Regulatory reform has garnered significant attention lately, both in Congress and on the campaign trail. Republican nominees for president each have released plans to tackle regulatory overreach, while congressional Republicans have advanced a variety of reform bills.
Much of the attention to this issue is driven by research finding an increase in the overall federal regulatory burden. In arriving at this conclusion, researchers have used different measures of regulatory activity. Some have looked to the number of pages published in the Federal Register. Others have considered the number of major rules promulgated in recent years or the total costs of regulations as a monetary sum. Most scholars recognize that none of these measures are perfect, given the wide disparity in effects different sorts of rules have and the disparate reasons that agencies publish in the Federal Register.
However, there is a more fundamental reason these numbers do not paint the full picture. Many regulatory-reform initiatives focus on the traditional rulemaking process, which includes publication in the Federal Register, opportunities for public comment and codification in the Code of Federal Regulations.

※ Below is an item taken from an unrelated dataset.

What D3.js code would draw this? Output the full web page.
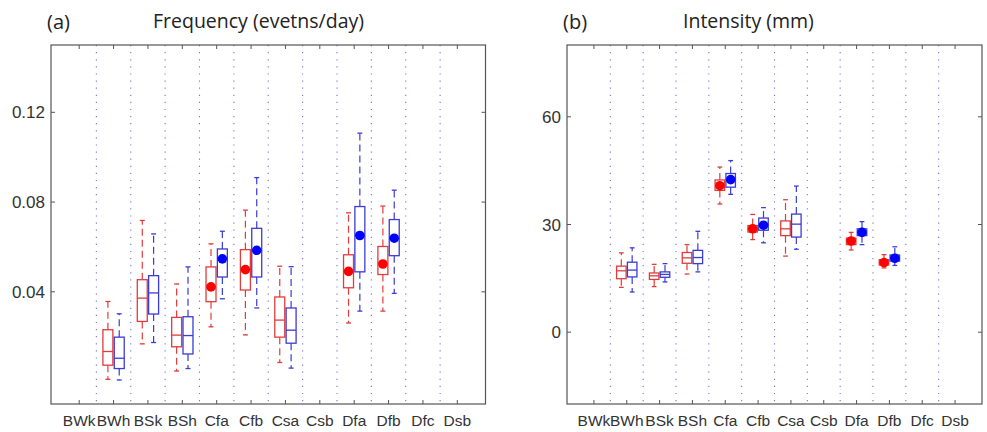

Rules promulgated through this process often are referred to as legislative or substantive rules. For instance, legislation introduced in recent sessions of Congress as the Searching for and Cutting Regulations that are Unnecessarily Burdensome (SCRUB) Act would require reviewing current regulations captured in the CFR, while the Regulations from the Executive In Need of Scrutiny (REINS) Act would raise the procedural hurdles before agencies could implement a subset of legislative rules that are shown to have significant economic impact.
While these steps certainly would erect barriers to new regulations and could help cull some old ones, much federal regulatory activity happens outside the formal procedure these reforms presuppose. This other activity has gone by many names. Agencies refer to these actions as guidance documents, “no action letters” and public notices. Clyde Wayne Crews of the Competitive Enterprise Institute has labeled this kind of activity the “dark matter” of the regulatory state. Regardless of the label applied, the impact of these rules comes through their classification as “interpretive” in nature.